An “Old West” showdown unfolded between American winger T.J. Oshie and Russian goaltender Sergei Bobrovsky. The scenario was possible because international rules allow teams to call on the same shooter time after time once the shootout hits the fourth round — the first sudden death round — unlike in the NHL where teams have to go through their entire active roster of skaters before anyone can shoot a second time.
Head coach Dan Bylsma placed his trust in the skilled hands of Oshie, who took six out of the eight U.S. attempts. He scored four times and launched his name into the national consciousness by sending the Americans to a thrilling 3-2 victory.
Oshie advanced slowly on his final attempt but his quick wrister nearly knocked Bobrovsky’s water bottle into orbit.
As soon as the puck hit twine, cheers from a minority of Americans gathered inside the Bolshoy Ice Dome became recognizable. Those cheers were matched by celebrations from coast-to-coast back home as Team USA pulled off an unforgettable victory on Russian soil.
All game long, booming chants of “Ro-ssi-ya! Ro-ssi-ya!” had engulfed the arena. But when it was all said and done, the locals were in a state of shock and disbelief. Bylsma said he was taken aback by a game that could best be described as an instant classic.
“It was a great game all around in an unbelievable setting and atmosphere,” Bylsma told reporters. “This is our second game, and while it’s a big win for our team, we have to keep going forward.”
By scoring four shootout goals, Oshie outgunned Russian icons Ilya Kovalchuk and Pavel Datsyuk, who were slowed just enough by American goalie Jonathan Quick in the shootout. Fans of the St. Louis Blues know all about Oshie’s talents. Now, all of America and the world will be keeping a close eye on the energetic 5-foot-11 winger who wasn’t a lock to make the Olympic roster in the first place.
Ahead of the Jan. 1 roster announcement at Michigan Stadium, Oshie was on the bubble. He eventually beat out the likes of Bobby Ryan, Kyle Okposo, Brandon Dubinsky and Jason Pominville for one of the final slots on the 25-man roster.
Even Blues captain and teammate David Backes wasn’t sure if Oshie would make the roster and eagerly watched the announcement from his home couch. When he noticed a 74 on one of the youthful skaters on the Michigan Stadium ice, he immediately leaped out of his seat in excitement and informed a delighted Oshie that he would be on the plane to Sochi.
Prior to the Olympics, Backes said on his official website, DavidBackes.com, that he was “ecstatic” that Oshie was joining him in Russia.
Following Oshie’s shootout heroics, Backes predicted that his teammate will gain star status back home in the States.
“T.J. Oshie is going to be a household name after that display he put on,” Backes told the IIHF official website.
The country has now been clued in to Oshie’s all-action style of play and scoring ability.

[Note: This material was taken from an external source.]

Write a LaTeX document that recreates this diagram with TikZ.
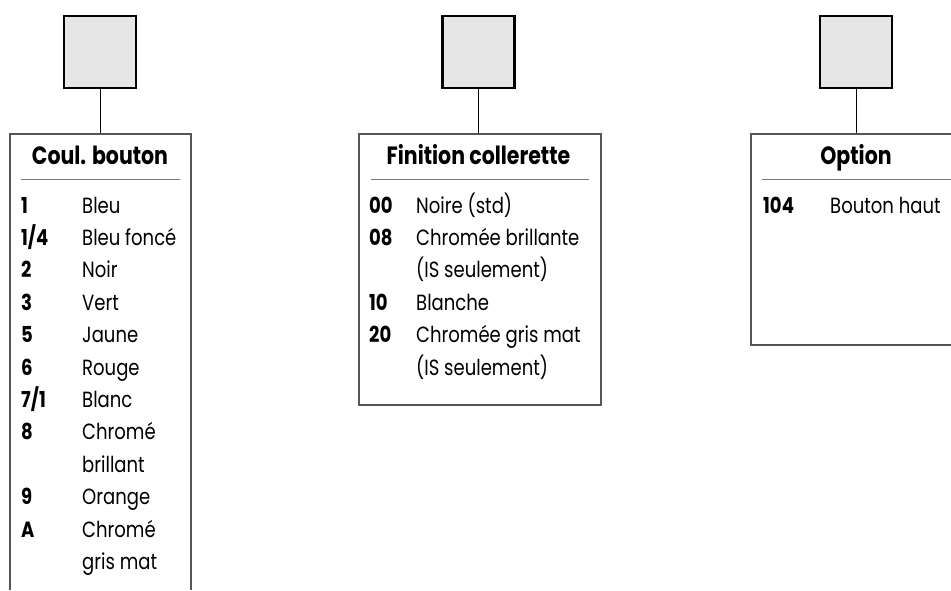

Those who watch him frequently know that the undersized winger plays with an intensity and desire that is befitting a player given the privilege of wearing the USA sweater.
His physical, in-your-face game as well as his quick hands and scoring touch have been known around the NHL for a while now, but on the biggest stage he was a relative unknown.
Thanks to Oshie’s heroics, the United States is in pole position to win Group A and earn a bye to the quarterfinal round. Their final group game will take place against Slovenia at 7:30 a.m. Eastern time on Sunday.